Write out the material exactly. Do not include the pictures.

# SUPPLIED DATA
-.-.-

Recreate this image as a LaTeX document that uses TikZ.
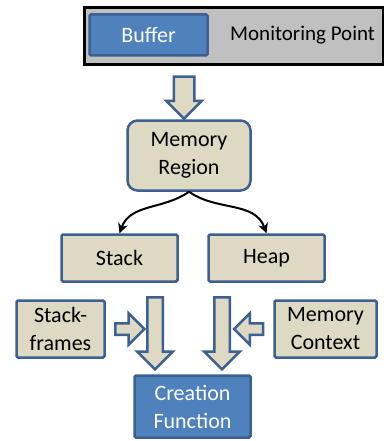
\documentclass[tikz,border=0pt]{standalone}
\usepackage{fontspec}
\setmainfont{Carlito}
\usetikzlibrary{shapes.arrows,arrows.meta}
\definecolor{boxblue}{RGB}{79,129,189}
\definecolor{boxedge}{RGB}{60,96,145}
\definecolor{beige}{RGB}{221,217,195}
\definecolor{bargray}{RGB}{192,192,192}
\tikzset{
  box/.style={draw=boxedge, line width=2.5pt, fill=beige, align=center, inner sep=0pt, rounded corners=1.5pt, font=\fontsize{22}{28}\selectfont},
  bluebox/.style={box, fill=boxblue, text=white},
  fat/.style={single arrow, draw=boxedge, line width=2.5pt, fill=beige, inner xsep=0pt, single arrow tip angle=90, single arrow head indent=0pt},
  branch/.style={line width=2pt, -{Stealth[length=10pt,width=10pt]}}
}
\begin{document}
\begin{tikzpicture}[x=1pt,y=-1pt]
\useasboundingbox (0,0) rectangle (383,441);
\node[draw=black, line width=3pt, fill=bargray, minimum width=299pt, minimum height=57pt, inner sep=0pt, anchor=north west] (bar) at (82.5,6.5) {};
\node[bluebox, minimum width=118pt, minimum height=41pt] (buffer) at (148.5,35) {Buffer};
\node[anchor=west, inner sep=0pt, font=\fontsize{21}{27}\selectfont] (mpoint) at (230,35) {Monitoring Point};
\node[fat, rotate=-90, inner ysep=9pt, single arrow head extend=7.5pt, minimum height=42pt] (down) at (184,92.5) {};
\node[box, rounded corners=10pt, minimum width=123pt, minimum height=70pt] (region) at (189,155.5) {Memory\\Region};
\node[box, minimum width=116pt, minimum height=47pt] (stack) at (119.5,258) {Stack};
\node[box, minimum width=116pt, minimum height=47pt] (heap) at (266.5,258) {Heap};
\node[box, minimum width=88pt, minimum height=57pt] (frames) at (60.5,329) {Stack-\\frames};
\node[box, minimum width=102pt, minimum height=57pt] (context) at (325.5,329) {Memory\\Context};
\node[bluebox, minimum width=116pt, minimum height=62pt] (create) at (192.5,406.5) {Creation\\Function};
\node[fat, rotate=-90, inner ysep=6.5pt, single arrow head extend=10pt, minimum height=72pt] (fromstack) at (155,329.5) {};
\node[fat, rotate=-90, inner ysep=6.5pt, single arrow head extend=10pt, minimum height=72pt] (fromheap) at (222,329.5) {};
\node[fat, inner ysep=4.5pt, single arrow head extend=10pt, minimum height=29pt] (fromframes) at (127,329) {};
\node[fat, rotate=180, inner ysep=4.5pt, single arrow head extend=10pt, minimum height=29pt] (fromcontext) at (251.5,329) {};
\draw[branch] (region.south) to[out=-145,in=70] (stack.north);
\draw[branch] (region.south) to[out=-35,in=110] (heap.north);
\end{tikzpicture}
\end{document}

-.-.-

# WRITTEN SOLUTION
Recreate this image as a LaTeX document that uses TikZ.
\documentclass[tikz,border=0pt]{standalone}
\usepackage{fontspec}
\setmainfont{Carlito}
\usetikzlibrary{shapes.arrows,arrows.meta}
\definecolor{boxblue}{RGB}{79,129,189}
\definecolor{boxedge}{RGB}{60,96,145}
\definecolor{beige}{RGB}{221,217,195}
\definecolor{bargray}{RGB}{192,192,192}
\tikzset{
  box/.style={draw=boxedge, line width=2.5pt, fill=beige, align=center, inner sep=0pt, rounded corners=1.5pt, font=\fontsize{22}{28}\selectfont},
  bluebox/.style={box, fill=boxblue, text=white},
  fat/.style={single arrow, draw=boxedge, line width=2.5pt, fill=beige, inner xsep=0pt, single arrow tip angle=90, single arrow head indent=0pt},
  branch/.style={line width=2pt, -{Stealth[length=10pt,width=10pt]}}
}
\begin{document}
\begin{tikzpicture}[x=1pt,y=-1pt]
\useasboundingbox (0,0) rectangle (383,441);
\node[draw=black, line width=3pt, fill=bargray, minimum width=299pt, minimum height=57pt, inner sep=0pt, anchor=north west] (bar) at (82.5,6.5) {};
\node[bluebox, minimum width=118pt, minimum height=41pt] (buffer) at (148.5,35) {Buffer};
\node[anchor=west, inner sep=0pt, font=\fontsize{21}{27}\selectfont] (mpoint) at (230,35) {Monitoring Point};
\node[fat, rotate=-90, inner ysep=9pt, single arrow head extend=7.5pt, minimum height=42pt] (down) at (184,92.5) {};
\node[box, rounded corners=10pt, minimum width=123pt, minimum height=70pt] (region) at (189,155.5) {Memory\\Region};
\node[box, minimum width=116pt, minimum height=47pt] (stack) at (119.5,258) {Stack};
\node[box, minimum width=116pt, minimum height=47pt] (heap) at (266.5,258) {Heap};
\node[box, minimum width=88pt, minimum height=57pt] (frames) at (60.5,329) {Stack-\\frames};
\node[box, minimum width=102pt, minimum height=57pt] (context) at (325.5,329) {Memory\\Context};
\node[bluebox, minimum width=116pt, minimum height=62pt] (create) at (192.5,406.5) {Creation\\Function};
\node[fat, rotate=-90, inner ysep=6.5pt, single arrow head extend=10pt, minimum height=72pt] (fromstack) at (155,329.5) {};
\node[fat, rotate=-90, inner ysep=6.5pt, single arrow head extend=10pt, minimum height=72pt] (fromheap) at (222,329.5) {};
\node[fat, inner ysep=4.5pt, single arrow head extend=10pt, minimum height=29pt] (fromframes) at (127,329) {};
\node[fat, rotate=180, inner ysep=4.5pt, single arrow head extend=10pt, minimum height=29pt] (fromcontext) at (251.5,329) {};
\draw[branch] (region.south) to[out=-145,in=70] (stack.north);
\draw[branch] (region.south) to[out=-35,in=110] (heap.north);
\end{tikzpicture}
\end{document}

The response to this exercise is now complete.